Economist Tyler Cowen goes Bollycrazy on a visit to Delhi:

If you don’t already know Indian movies you should… Don’t think that Lagaan (or Satyajit Ray, for that matter) is the real thing, or that Blockbuster will do you any good. Cut to the songs. The use of color, cinematography, and orchestration of scenes will blow your mind. Allow yourself to be mesmerized. Compare them to your dreams at night, not to other movies you know, and pretend it is the only air-conditioned place in town.

I would go much, much further. There are only a couple of quality Bollywood films out every year, you’ll kiss a lot of frogs along the way. But the good ones handle emotion in a way far superior to that of the best of American cinema. Hollywood movies are rife with scenes which ought to be laden with emotion, but the filmmakers invariably affect a detached tone. And it’s not purposely understated, stoic or ironic detachment; it’s incompetent writing, it’s wooden and absurd.
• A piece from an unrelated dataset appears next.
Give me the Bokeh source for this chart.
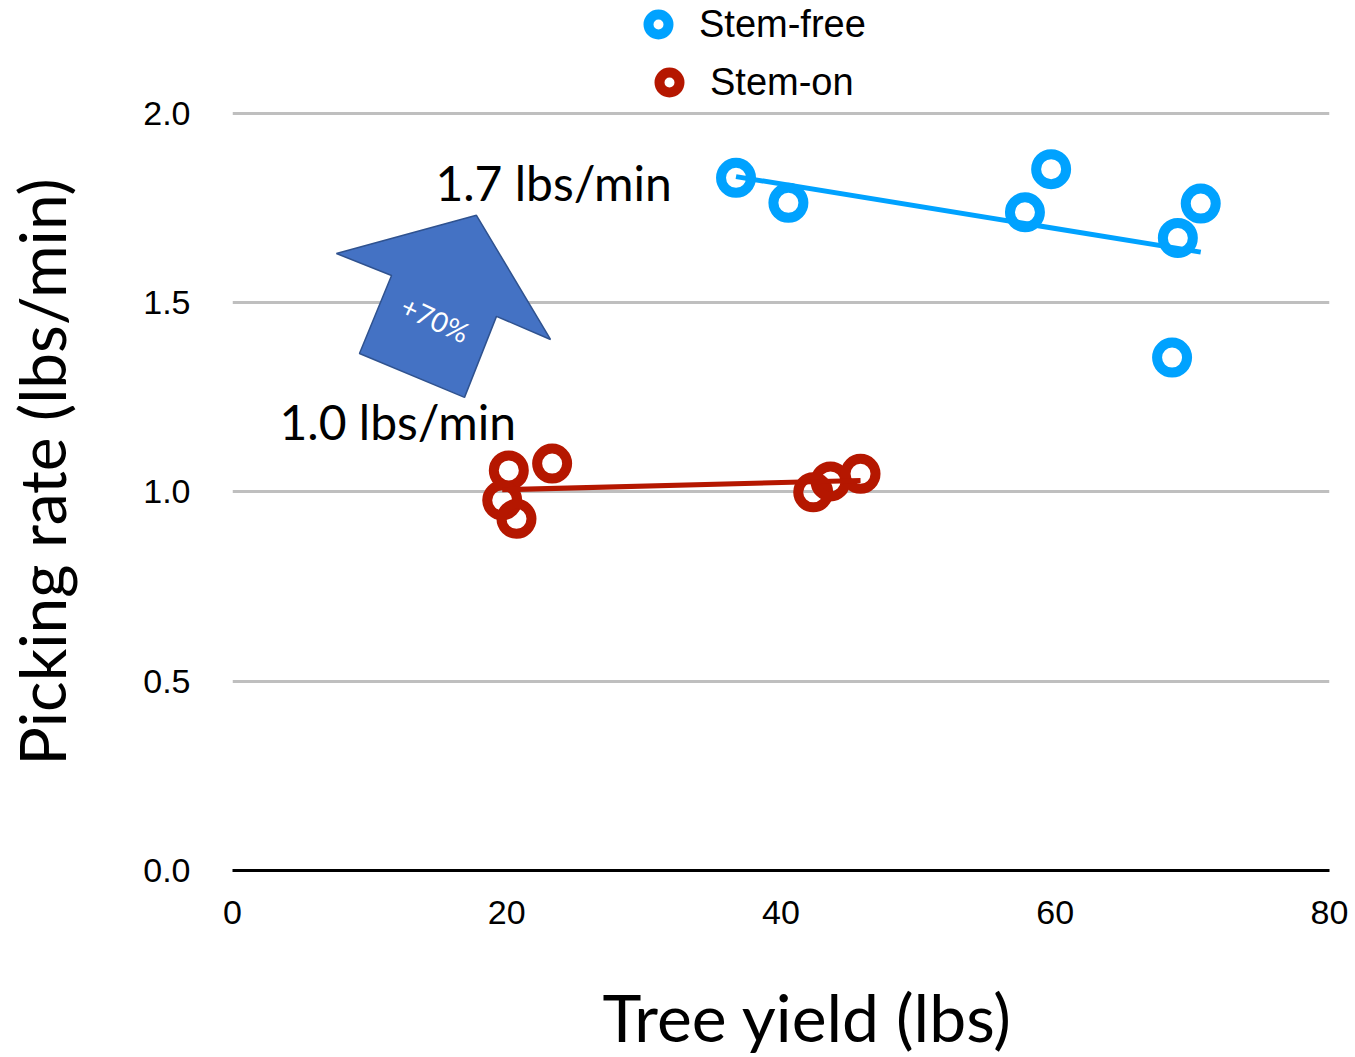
import numpy as np
from bokeh.plotting import figure
from bokeh.models import Legend, LegendItem, Label, FixedTicker, Range1d, ColumnDataSource, Title
from bokeh.embed import file_html
from bokeh.resources import INLINE

# ---- data ----
stem_free_yield = [36.72, 40.54, 57.79, 59.70, 68.94, 70.61, 68.52]
stem_free_rate = [1.830, 1.764, 1.739, 1.853, 1.671, 1.762, 1.355]
stem_on_yield = [20.15, 23.31, 19.67, 20.71, 42.35, 43.61, 45.80]
stem_on_rate = [1.057, 1.075, 0.978, 0.929, 0.999, 1.028, 1.048]

x_ticks = [0, 20, 40, 60, 80]
x_tick_labels = ["0", "20", "40", "60", "80"]
y_ticks = [0.0, 0.5, 1.0, 1.5, 2.0]
y_tick_labels = ["0.0", "0.5", "1.0", "1.5", "2.0"]

series_names = ["Stem-free", "Stem-on"]
x_title = "Tree yield (lbs)"
y_title = "Picking rate (lbs/min)"
annot_high = "1.7 lbs/min"
annot_low = "1.0 lbs/min"
annot_arrow = "+70%"

# arrow annotation outline (data coordinates)
arrow_x = [17.79, 23.19, 19.25, 16.92, 9.26, 11.60, 7.58]
arrow_y = [1.731, 1.403, 1.464, 1.250, 1.366, 1.572, 1.630]

BLUE = "#00A2FF"
RED = "#B51700"
TEXT_FONT = "Lato"
TICK_FONT = "Liberation Sans"

# the frame reaches the top of the canvas so that the legend can sit above the 2.0 line
p = figure(width=1350, height=1057,
           x_range=Range1d(0, 80), y_range=Range1d(0, 2.2985),
           output_backend="svg", toolbar_location=None,
           min_border_left=232, min_border_right=21,
           min_border_top=0, min_border_bottom=187)
p.outline_line_color = None
p.background_fill_color = "white"
p.border_fill_color = "white"

# axes
p.xaxis.ticker = FixedTicker(ticks=x_ticks)
p.xaxis.major_label_overrides = {t: l for t, l in zip(x_ticks, x_tick_labels)}
p.yaxis.ticker = FixedTicker(ticks=y_ticks)
p.yaxis.major_label_overrides = {t: l for t, l in zip(y_ticks, y_tick_labels)}
for ax in (p.xaxis[0], p.yaxis[0]):
    ax.major_tick_line_color = None
    ax.minor_tick_line_color = None
    ax.major_label_text_font = TICK_FONT
    ax.major_label_text_font_size = "34px"
    ax.major_label_text_color = "black"
    # blank, tiny axis label: only reserves the gap before the title
    ax.axis_label = " "
    ax.axis_label_text_font_size = "1px"
p.xaxis.axis_line_color = "black"
p.xaxis.axis_line_width = 3
p.xaxis.major_label_standoff = 24
p.xaxis.axis_label_standoff = 46
p.yaxis.axis_line_color = None
p.yaxis.major_label_standoff = 36
p.yaxis.axis_label_standoff = 57

p.xgrid.visible = False
p.ygrid.grid_line_color = "#BFBFBF"
p.ygrid.grid_line_width = 3

# axis titles
p.add_layout(Title(text=x_title, align="left", offset=370, standoff=0, vertical_align="top",
                   text_font=TEXT_FONT, text_font_size="66px",
                   text_font_style="normal", text_color="black"), "below")
p.add_layout(Title(text=y_title, align="left", offset=105, standoff=0, vertical_align="bottom",
                   text_font=TEXT_FONT, text_font_size="64px",
                   text_font_style="normal", text_color="black"), "left")

# arrow annotation
p.patch(arrow_x, arrow_y, fill_color="#4472C4", line_color="#2F528F", line_width=1.5)
p.add_layout(Label(x=14.80, y=1.457, text=annot_arrow, angle=-0.44,
                   text_align="center", text_baseline="middle",
                   text_font=TEXT_FONT, text_font_size="28px", text_color="white"))

# scatter
src_free = ColumnDataSource(dict(x=stem_free_yield, y=stem_free_rate))
src_on = ColumnDataSource(dict(x=stem_on_yield, y=stem_on_rate))
r_free = p.scatter("x", "y", source=src_free, marker="circle", size=30,
                   line_width=10, line_color=BLUE, fill_color=None)
r_on = p.scatter("x", "y", source=src_on, marker="circle", size=30,
                 line_width=10, line_color=RED, fill_color=None)

# linear trend lines (least squares from the data)
for xs, ys, col in ((stem_free_yield, stem_free_rate, BLUE),
                    (stem_on_yield, stem_on_rate, RED)):
    k, b = np.polyfit(xs, ys, 1)
    tx = [min(xs), max(xs)]
    p.line(tx, [k * t + b for t in tx], line_color=col, line_width=5)

# text annotations
p.add_layout(Label(x=14.80, y=1.818, text=annot_high, text_baseline="alphabetic",
                   text_font=TEXT_FONT, text_font_size="48px", text_color="black"))
p.add_layout(Label(x=3.43, y=1.186, text=annot_low, text_baseline="alphabetic",
                   text_font=TEXT_FONT, text_font_size="48px", text_color="black"))

# legends (one row each, centred per row as in the reference)
for name, rend, loc in ((series_names[0], r_free, (401, 821)),
                        (series_names[1], r_on, (412, 763))):
    leg = Legend(items=[LegendItem(label=name, renderers=[rend])], location=loc,
                 glyph_width=50, glyph_height=50, padding=0, spacing=0, margin=0,
                 label_standoff=16, border_line_color=None, background_fill_alpha=0,
                 label_text_font=TICK_FONT, label_text_font_size="38px",
                 label_text_color="black")
    p.add_layout(leg)

open("out.html", "w").write(file_html(p, INLINE))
You’ll often see a mother sending her son off to war or certain death with a stiff ‘you must go now,’ cut, end of scene. There’s a fine line between avoiding schmaltz and copping out on emotion altogether. Mainstream American films often feel hollow, $100M in effects with atrocious writing, the blowdried-fake-tan-colored-contacts version of worship in the darkened temple of cinema. And so even fairly cerebral films with any emotional content at all (Sideways, Eternal Sunshine) seem like blazing, Oscar-worthy paragons of passion.

Is this just cultural? Probably, for the films explicitly pitched as Oscar bait; it reflects a culture with lower emotionality than desi culture. With mainstream films, in contrast, a major part of the problem is market consolidation. When you’re chasing high revenues, you inject high investment; when you’ve committed a lot of money, you target the broadest market; for the largest market, you talk only to the reptilian sub-brain with boobs and bombs. Finely-modulated emotions are too risky an investment.

Sorry, guys. I’ve already seen Bollywood.